_Data section_

◆ ◆ ◆ ◆ ◆ ◆ ◆

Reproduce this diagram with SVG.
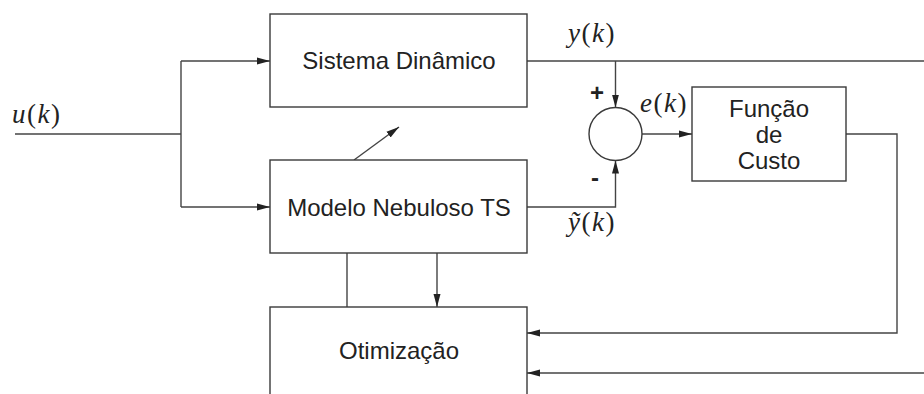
<svg xmlns="http://www.w3.org/2000/svg" width="924" height="394" viewBox="0 0 924 394">
  <style>
    .box { fill: #ffffff; stroke: #3a3a3a; stroke-width: 1.4; }
    .wire { fill: none; stroke: #444444; stroke-width: 1.4; }
    .lbl { font-family: "Liberation Sans", Arial, sans-serif; font-size: 24px; fill: #222222; text-anchor: middle; }
    .math { font-family: "Liberation Serif", "Times New Roman", serif; font-size: 27px; fill: #222222; letter-spacing: 1.5px; }
    .math .v { font-style: italic; }
    .sign { font-family: "Liberation Sans", Arial, sans-serif; font-size: 24px; font-weight: bold; fill: #222222; text-anchor: middle; }
  </style>
  <defs>
    <marker id="arrow" markerUnits="userSpaceOnUse" markerWidth="14" markerHeight="10" viewBox="0 0 14 10" refX="13" refY="5" orient="auto">
      <path d="M0,1.5 L13,5 L0,8.5 Z" fill="#222222"/>
    </marker>
  </defs>

  <g id="connectors">
    <!-- input split -->
    <path class="wire" d="M15,134 H181"/>
    <path class="wire" d="M181,61 V207"/>
    <path class="wire" d="M181,61 H270" marker-end="url(#arrow)"/>
    <path class="wire" d="M181,207 H270" marker-end="url(#arrow)"/>
    <!-- plant output y(k) -->
    <path class="wire" d="M527,61 H924"/>
    <path class="wire" d="M615.5,61 V107.5" marker-end="url(#arrow)"/>
    <!-- model output -->
    <path class="wire" d="M527,207 H615.5 V160.5" marker-end="url(#arrow)"/>
    <!-- error to cost function -->
    <path class="wire" d="M642,134 H692" marker-end="url(#arrow)"/>
    <!-- cost feedback to optimisation -->
    <path class="wire" d="M846,134 H897 V333 H527" marker-end="url(#arrow)"/>
    <path class="wire" d="M924,373 H527" marker-end="url(#arrow)"/>
    <!-- model to optimisation -->
    <path class="wire" d="M347,253 V307"/>
    <path class="wire" d="M437,253 V307" marker-end="url(#arrow)"/>
    <!-- parameter adjustment -->
    <path class="wire" d="M354,160 L399,127" marker-end="url(#arrow)"/>
  </g>

  <g id="sistema">
    <rect class="box" x="270" y="14" width="257" height="93"/>
    <text class="lbl" x="399" y="69">Sistema Dinâmico</text>
  </g>

  <g id="modelo">
    <rect class="box" x="270" y="160" width="257" height="93"/>
    <text class="lbl" x="399" y="216">Modelo Nebuloso TS</text>
  </g>

  <g id="otimizacao">
    <rect class="box" x="270" y="307" width="257" height="100"/>
    <text class="lbl" x="399" y="359">Otimização</text>
  </g>

  <g id="somador">
    <circle class="box" cx="615.5" cy="134" r="26.5"/>
    <text class="sign" x="597" y="101">+</text>
    <text class="sign" x="595" y="186">-</text>
  </g>

  <g id="custo">
    <rect class="box" x="692" y="87" width="154" height="94"/>
    <text class="lbl" x="769" y="117">Função</text>
    <text class="lbl" x="769" y="143">de</text>
    <text class="lbl" x="769" y="169">Custo</text>
  </g>

  <g id="labels">
    <text class="math" x="12" y="123"><tspan class="v">u</tspan>(<tspan class="v">k</tspan>)</text>
    <text class="math" x="568" y="42"><tspan class="v">y</tspan>(<tspan class="v">k</tspan>)</text>
    <text class="math" x="640" y="112"><tspan class="v">e</tspan>(<tspan class="v">k</tspan>)</text>
    <text class="math" x="568" y="231"><tspan class="v">ỹ</tspan>(<tspan class="v">k</tspan>)</text>
  </g>
</svg>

◆ ◆ ◆ ◆ ◆ ◆ ◆

_Written request_
Repeat the data exactly, dropping every picture it holds.

_Output_
Reproduce this diagram with SVG.
<svg xmlns="http://www.w3.org/2000/svg" width="924" height="394" viewBox="0 0 924 394">
  <style>
    .box { fill: #ffffff; stroke: #3a3a3a; stroke-width: 1.4; }
    .wire { fill: none; stroke: #444444; stroke-width: 1.4; }
    .lbl { font-family: "Liberation Sans", Arial, sans-serif; font-size: 24px; fill: #222222; text-anchor: middle; }
    .math { font-family: "Liberation Serif", "Times New Roman", serif; font-size: 27px; fill: #222222; letter-spacing: 1.5px; }
    .math .v { font-style: italic; }
    .sign { font-family: "Liberation Sans", Arial, sans-serif; font-size: 24px; font-weight: bold; fill: #222222; text-anchor: middle; }
  </style>
  <defs>
    <marker id="arrow" markerUnits="userSpaceOnUse" markerWidth="14" markerHeight="10" viewBox="0 0 14 10" refX="13" refY="5" orient="auto">
      <path d="M0,1.5 L13,5 L0,8.5 Z" fill="#222222"/>
    </marker>
  </defs>

  <g id="connectors">
    <!-- input split -->
    <path class="wire" d="M15,134 H181"/>
    <path class="wire" d="M181,61 V207"/>
    <path class="wire" d="M181,61 H270" marker-end="url(#arrow)"/>
    <path class="wire" d="M181,207 H270" marker-end="url(#arrow)"/>
    <!-- plant output y(k) -->
    <path class="wire" d="M527,61 H924"/>
    <path class="wire" d="M615.5,61 V107.5" marker-end="url(#arrow)"/>
    <!-- model output -->
    <path class="wire" d="M527,207 H615.5 V160.5" marker-end="url(#arrow)"/>
    <!-- error to cost function -->
    <path class="wire" d="M642,134 H692" marker-end="url(#arrow)"/>
    <!-- cost feedback to optimisation -->
    <path class="wire" d="M846,134 H897 V333 H527" marker-end="url(#arrow)"/>
    <path class="wire" d="M924,373 H527" marker-end="url(#arrow)"/>
    <!-- model to optimisation -->
    <path class="wire" d="M347,253 V307"/>
    <path class="wire" d="M437,253 V307" marker-end="url(#arrow)"/>
    <!-- parameter adjustment -->
    <path class="wire" d="M354,160 L399,127" marker-end="url(#arrow)"/>
  </g>

  <g id="sistema">
    <rect class="box" x="270" y="14" width="257" height="93"/>
    <text class="lbl" x="399" y="69">Sistema Dinâmico</text>
  </g>

  <g id="modelo">
    <rect class="box" x="270" y="160" width="257" height="93"/>
    <text class="lbl" x="399" y="216">Modelo Nebuloso TS</text>
  </g>

  <g id="otimizacao">
    <rect class="box" x="270" y="307" width="257" height="100"/>
    <text class="lbl" x="399" y="359">Otimização</text>
  </g>

  <g id="somador">
    <circle class="box" cx="615.5" cy="134" r="26.5"/>
    <text class="sign" x="597" y="101">+</text>
    <text class="sign" x="595" y="186">-</text>
  </g>

  <g id="custo">
    <rect class="box" x="692" y="87" width="154" height="94"/>
    <text class="lbl" x="769" y="117">Função</text>
    <text class="lbl" x="769" y="143">de</text>
    <text class="lbl" x="769" y="169">Custo</text>
  </g>

  <g id="labels">
    <text class="math" x="12" y="123"><tspan class="v">u</tspan>(<tspan class="v">k</tspan>)</text>
    <text class="math" x="568" y="42"><tspan class="v">y</tspan>(<tspan class="v">k</tspan>)</text>
    <text class="math" x="640" y="112"><tspan class="v">e</tspan>(<tspan class="v">k</tspan>)</text>
    <text class="math" x="568" y="231"><tspan class="v">ỹ</tspan>(<tspan class="v">k</tspan>)</text>
  </g>
</svg>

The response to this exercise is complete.